When on February 25, 1948, the communists took over power in the state in their putsch, their chairman Klement Gottwald said the sentence: “I am just returning from the Castle from the President of the Republic. I can tell you that Mr. President accepted all my proposals.” This happened during his speech on the balcony of the Kinsky Palace in Old Town Square, that moment is documented in many photographs.

It was only after 1989 that researchers found out that the photos were from February 21, while Gottwald said the famous sentence on February 25, standing on the back of a truck in Wenceslas Square. Of course, photos from the balcony of the Kinsky Palace are much more impressive, so the ruling communists promoted this legend for 40 years.

It wouldn’t have mattered where the speech was given if the Stone Bell House hadn’t been nearly demolished because of it. The photo was one of the flagships of communist ideology, and the neglected house next to the Kinsky Palace was simply not representative enough. So serious thought began to be given to the fact that the house would be demolished. Fortunately, this did not happen in the end and the house was instead reconstructed. The so-called regothicization took place.

The house was built in the first half of the 14th century. After 1685, the Gothic roof was removed and the marl parts of the facade were battered (this can still be seen on its facade today). In 1775, baroque built-in galleries were built in the yard, and at the end of the 19th century, the house was renovated in a neo-baroque style. Even so, halls with fragments of stone elements and wall paintings, and two Gothic chapels have been preserved.

The restorers then did a great job – they even found 1,200 fragments of marl from the original Gothic facade in the building sediments, documented everything, and reused the fragments for the new facade.

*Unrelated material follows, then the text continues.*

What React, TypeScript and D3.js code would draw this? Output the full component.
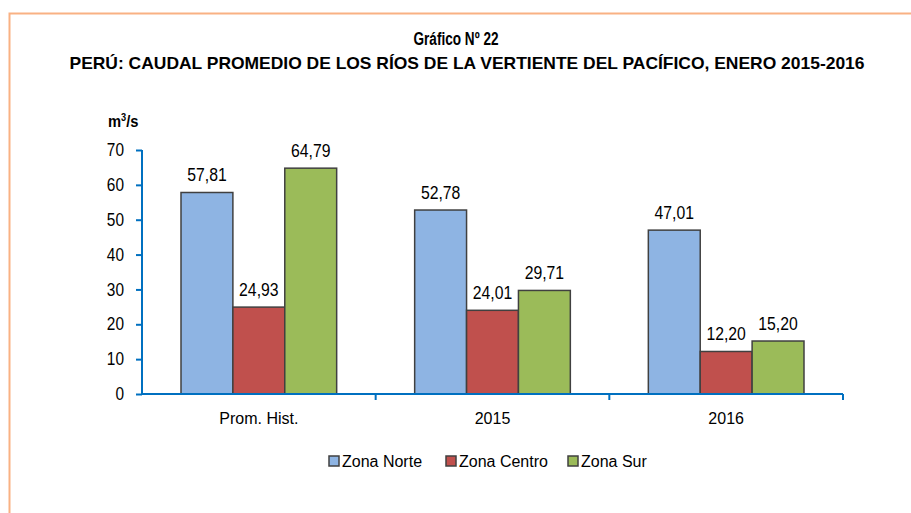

And so perfectly that today we all think that this Gothic house stood on the Old Town Square in the same form already in the middle of the 14th century…

And why is the house called the Stone Bell House? It commemorates the year 1310 when the fourteen-year-old King Jan Lucemburský and his eighteen-year-old wife Eliška Přemyslovna entered the city. At that time, they had to expel the previous King Jindřich Korutanský. The siege of the city was unsuccessful at first, but Eliška Premyslovna arranged with her confessor Berenger, who opened the northern gate after the agreed ringing from the Church of Our Lady before Týn and Jan Lucemburský took control of the city.

Six years later, the future King Charles IV was born to the couple. It is not certain where he was born, but it was certainly not at Prague Castle, which was then uninhabitable after a fire in 1303. The future Father of the Fatherland was therefore born either in the House at the Štuparts (this seems more likely) or right here, in the Stone Bell House.